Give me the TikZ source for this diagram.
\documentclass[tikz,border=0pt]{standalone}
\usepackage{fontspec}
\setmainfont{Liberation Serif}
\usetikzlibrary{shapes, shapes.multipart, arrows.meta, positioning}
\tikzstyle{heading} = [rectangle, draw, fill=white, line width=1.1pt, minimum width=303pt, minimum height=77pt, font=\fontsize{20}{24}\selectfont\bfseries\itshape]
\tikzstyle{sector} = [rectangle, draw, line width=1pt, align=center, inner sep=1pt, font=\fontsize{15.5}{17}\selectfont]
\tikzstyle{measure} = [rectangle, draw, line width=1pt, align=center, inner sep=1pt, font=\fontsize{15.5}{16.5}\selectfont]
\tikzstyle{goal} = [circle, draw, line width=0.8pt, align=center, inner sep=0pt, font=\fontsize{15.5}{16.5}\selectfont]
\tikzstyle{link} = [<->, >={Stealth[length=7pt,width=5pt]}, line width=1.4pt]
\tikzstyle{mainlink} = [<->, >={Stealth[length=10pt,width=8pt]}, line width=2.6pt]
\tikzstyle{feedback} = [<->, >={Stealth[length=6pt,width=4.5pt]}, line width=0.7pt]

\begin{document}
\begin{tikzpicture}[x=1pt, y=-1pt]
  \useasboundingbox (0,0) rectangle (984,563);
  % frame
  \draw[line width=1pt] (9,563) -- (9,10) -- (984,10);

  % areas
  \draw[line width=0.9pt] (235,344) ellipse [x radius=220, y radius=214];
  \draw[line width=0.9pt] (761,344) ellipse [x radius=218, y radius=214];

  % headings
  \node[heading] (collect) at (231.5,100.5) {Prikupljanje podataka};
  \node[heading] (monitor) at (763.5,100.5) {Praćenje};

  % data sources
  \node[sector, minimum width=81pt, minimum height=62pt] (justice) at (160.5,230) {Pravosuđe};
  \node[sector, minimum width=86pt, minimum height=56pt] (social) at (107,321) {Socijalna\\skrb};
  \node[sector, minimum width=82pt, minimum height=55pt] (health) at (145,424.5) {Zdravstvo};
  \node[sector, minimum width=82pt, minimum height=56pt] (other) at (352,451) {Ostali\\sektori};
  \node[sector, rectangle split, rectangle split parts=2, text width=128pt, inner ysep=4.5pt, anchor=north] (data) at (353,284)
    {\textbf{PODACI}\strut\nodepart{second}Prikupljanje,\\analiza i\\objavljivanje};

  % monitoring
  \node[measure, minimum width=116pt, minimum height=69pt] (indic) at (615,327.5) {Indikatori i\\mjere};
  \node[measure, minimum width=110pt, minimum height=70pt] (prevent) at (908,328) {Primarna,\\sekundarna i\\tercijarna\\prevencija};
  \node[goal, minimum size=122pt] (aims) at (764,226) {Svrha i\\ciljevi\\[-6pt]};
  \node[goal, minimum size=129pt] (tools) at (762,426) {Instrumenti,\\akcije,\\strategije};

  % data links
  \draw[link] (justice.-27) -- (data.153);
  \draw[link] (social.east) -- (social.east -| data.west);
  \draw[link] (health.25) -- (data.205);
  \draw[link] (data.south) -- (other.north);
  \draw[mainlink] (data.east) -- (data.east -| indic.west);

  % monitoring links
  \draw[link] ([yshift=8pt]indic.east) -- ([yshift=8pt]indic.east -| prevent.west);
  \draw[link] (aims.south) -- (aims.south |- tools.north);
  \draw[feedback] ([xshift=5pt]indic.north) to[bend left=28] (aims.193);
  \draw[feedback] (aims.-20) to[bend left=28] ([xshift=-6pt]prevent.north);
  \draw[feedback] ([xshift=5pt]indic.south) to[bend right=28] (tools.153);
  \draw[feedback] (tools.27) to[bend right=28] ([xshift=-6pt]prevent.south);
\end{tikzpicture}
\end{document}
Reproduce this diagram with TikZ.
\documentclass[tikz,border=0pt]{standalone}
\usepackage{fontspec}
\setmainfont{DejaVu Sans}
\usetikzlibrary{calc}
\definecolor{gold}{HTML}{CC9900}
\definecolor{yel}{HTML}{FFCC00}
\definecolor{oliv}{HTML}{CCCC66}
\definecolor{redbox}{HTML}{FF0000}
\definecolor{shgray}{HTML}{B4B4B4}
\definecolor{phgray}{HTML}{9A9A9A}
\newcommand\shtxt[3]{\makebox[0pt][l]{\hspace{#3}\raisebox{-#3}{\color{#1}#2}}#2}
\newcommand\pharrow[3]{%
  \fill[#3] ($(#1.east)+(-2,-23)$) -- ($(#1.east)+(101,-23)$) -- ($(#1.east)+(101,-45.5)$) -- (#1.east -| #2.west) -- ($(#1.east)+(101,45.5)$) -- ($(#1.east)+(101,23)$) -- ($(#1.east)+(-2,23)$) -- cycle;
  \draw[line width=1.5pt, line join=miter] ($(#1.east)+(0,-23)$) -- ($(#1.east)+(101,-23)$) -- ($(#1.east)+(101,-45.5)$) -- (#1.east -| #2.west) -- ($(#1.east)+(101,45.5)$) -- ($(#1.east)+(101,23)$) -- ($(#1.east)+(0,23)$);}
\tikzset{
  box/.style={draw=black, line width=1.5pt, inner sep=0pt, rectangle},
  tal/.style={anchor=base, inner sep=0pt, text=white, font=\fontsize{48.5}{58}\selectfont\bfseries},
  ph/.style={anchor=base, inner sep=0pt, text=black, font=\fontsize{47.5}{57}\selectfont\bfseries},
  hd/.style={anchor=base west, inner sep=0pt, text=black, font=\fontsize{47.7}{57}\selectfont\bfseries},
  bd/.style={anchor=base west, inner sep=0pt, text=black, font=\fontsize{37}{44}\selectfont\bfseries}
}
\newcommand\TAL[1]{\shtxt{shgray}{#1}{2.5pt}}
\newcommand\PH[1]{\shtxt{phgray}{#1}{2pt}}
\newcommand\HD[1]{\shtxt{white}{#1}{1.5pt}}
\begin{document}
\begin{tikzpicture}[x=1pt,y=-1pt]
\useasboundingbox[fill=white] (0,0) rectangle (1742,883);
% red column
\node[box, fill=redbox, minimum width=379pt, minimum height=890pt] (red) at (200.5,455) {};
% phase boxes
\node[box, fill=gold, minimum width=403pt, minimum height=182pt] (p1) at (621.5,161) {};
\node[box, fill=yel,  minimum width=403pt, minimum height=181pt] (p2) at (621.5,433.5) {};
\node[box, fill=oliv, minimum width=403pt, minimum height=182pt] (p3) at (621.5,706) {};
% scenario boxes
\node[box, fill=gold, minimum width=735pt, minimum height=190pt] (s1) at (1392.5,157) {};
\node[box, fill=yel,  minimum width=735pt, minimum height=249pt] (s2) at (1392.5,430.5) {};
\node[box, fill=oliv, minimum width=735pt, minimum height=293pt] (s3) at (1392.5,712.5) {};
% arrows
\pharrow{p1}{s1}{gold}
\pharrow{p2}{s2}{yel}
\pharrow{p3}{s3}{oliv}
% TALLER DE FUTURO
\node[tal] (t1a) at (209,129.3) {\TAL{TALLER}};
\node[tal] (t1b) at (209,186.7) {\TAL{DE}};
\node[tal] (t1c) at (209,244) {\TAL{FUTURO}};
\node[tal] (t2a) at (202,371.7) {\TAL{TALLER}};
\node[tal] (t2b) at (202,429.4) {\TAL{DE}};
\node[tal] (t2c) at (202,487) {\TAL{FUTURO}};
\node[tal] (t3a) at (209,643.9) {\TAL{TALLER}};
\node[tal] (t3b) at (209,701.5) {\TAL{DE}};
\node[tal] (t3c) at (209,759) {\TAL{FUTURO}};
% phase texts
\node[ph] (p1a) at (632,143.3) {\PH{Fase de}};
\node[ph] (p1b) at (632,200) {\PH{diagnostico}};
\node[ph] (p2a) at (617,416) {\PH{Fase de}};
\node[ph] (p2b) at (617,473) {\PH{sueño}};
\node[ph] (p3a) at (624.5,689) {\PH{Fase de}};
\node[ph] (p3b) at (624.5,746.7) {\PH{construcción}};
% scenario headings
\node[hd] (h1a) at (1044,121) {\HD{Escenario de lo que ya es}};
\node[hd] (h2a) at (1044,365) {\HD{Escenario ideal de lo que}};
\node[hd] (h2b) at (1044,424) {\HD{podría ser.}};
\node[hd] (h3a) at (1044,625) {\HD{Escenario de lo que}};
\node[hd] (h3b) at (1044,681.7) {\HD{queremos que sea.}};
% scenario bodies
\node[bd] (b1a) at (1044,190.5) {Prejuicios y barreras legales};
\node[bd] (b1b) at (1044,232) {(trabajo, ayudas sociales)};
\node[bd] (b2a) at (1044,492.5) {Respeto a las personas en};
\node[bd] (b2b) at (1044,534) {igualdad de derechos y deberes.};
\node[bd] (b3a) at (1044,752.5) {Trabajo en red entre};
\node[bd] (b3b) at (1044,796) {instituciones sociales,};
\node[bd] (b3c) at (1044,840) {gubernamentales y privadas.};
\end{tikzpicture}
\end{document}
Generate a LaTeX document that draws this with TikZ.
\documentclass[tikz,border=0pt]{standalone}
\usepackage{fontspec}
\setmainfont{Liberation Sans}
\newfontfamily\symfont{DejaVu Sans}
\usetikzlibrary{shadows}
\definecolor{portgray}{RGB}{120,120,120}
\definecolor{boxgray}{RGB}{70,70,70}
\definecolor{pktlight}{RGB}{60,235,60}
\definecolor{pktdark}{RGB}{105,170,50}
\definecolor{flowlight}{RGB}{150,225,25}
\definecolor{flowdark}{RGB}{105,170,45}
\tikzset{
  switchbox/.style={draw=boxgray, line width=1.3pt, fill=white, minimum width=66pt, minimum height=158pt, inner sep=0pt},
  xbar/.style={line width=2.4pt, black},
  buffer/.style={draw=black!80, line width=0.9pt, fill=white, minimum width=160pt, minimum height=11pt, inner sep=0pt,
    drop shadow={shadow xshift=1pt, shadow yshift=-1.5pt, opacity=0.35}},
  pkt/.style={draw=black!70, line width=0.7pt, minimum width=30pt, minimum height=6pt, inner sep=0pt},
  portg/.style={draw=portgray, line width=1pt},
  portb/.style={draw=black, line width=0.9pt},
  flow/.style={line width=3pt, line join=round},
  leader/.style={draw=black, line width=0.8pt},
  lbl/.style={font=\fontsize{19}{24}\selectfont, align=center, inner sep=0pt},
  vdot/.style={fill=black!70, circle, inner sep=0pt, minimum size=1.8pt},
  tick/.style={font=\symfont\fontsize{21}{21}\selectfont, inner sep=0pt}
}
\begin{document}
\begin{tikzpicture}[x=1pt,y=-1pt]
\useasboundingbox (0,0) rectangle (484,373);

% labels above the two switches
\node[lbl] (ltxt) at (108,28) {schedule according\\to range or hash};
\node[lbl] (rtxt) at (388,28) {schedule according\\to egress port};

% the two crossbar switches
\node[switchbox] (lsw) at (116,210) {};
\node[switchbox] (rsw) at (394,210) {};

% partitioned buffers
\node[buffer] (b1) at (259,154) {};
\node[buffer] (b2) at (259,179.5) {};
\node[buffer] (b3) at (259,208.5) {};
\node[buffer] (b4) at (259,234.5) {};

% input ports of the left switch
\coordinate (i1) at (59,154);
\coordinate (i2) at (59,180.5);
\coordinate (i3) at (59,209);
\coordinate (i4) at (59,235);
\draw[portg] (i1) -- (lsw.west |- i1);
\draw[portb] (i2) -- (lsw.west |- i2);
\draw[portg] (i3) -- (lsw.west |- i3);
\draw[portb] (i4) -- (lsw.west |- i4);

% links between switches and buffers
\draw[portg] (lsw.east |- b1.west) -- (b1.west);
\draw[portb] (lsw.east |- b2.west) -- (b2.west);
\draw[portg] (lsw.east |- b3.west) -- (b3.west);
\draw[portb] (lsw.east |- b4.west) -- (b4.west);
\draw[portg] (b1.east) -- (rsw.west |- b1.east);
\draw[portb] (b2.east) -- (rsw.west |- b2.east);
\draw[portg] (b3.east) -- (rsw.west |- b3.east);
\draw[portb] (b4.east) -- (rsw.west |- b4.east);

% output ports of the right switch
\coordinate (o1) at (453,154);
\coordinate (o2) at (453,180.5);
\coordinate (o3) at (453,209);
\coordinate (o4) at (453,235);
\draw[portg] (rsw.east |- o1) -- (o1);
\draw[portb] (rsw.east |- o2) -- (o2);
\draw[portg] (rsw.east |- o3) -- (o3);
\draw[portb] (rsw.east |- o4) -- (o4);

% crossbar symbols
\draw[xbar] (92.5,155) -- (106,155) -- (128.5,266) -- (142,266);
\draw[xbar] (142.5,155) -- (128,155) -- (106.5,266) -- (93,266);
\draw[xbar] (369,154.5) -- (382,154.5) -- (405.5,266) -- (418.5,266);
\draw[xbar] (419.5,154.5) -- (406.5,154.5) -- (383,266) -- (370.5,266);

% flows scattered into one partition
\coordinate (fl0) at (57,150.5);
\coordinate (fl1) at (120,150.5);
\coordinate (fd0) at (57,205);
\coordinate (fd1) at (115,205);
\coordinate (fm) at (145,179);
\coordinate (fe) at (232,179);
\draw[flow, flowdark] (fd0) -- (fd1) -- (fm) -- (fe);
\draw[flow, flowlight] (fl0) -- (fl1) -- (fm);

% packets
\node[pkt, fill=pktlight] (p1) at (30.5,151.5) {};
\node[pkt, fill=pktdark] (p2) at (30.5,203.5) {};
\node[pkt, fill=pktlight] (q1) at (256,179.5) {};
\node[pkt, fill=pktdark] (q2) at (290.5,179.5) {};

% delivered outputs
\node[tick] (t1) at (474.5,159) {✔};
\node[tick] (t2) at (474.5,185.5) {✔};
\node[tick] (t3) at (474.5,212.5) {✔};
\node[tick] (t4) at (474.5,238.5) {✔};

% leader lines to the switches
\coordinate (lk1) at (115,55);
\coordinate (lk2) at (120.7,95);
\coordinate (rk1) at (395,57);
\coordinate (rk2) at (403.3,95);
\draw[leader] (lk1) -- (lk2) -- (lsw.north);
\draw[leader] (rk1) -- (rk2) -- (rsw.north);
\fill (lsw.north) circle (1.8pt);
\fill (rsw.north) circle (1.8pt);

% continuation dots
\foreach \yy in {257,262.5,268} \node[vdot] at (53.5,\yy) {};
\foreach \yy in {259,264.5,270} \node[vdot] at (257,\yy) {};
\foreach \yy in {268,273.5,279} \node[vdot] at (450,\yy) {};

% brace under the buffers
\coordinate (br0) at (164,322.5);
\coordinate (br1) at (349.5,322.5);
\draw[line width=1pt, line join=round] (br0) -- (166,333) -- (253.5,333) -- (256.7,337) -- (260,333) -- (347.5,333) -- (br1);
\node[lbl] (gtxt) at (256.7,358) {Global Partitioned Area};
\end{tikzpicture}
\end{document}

- - -

*Aim*
Quote the records from their first line to the line with "(monitor) at (763.5,100.5)", inclusive, without adding or dropping anything.

*Task response*
Give me the TikZ source for this diagram.
\documentclass[tikz,border=0pt]{standalone}
\usepackage{fontspec}
\setmainfont{Liberation Serif}
\usetikzlibrary{shapes, shapes.multipart, arrows.meta, positioning}
\tikzstyle{heading} = [rectangle, draw, fill=white, line width=1.1pt, minimum width=303pt, minimum height=77pt, font=\fontsize{20}{24}\selectfont\bfseries\itshape]
\tikzstyle{sector} = [rectangle, draw, line width=1pt, align=center, inner sep=1pt, font=\fontsize{15.5}{17}\selectfont]
\tikzstyle{measure} = [rectangle, draw, line width=1pt, align=center, inner sep=1pt, font=\fontsize{15.5}{16.5}\selectfont]
\tikzstyle{goal} = [circle, draw, line width=0.8pt, align=center, inner sep=0pt, font=\fontsize{15.5}{16.5}\selectfont]
\tikzstyle{link} = [<->, >={Stealth[length=7pt,width=5pt]}, line width=1.4pt]
\tikzstyle{mainlink} = [<->, >={Stealth[length=10pt,width=8pt]}, line width=2.6pt]
\tikzstyle{feedback} = [<->, >={Stealth[length=6pt,width=4.5pt]}, line width=0.7pt]

\begin{document}
\begin{tikzpicture}[x=1pt, y=-1pt]
  \useasboundingbox (0,0) rectangle (984,563);
  % frame
  \draw[line width=1pt] (9,563) -- (9,10) -- (984,10);

  % areas
  \draw[line width=0.9pt] (235,344) ellipse [x radius=220, y radius=214];
  \draw[line width=0.9pt] (761,344) ellipse [x radius=218, y radius=214];

  % headings
  \node[heading] (collect) at (231.5,100.5) {Prikupljanje podataka};
  \node[heading] (monitor) at (763.5,100.5) {Praćenje};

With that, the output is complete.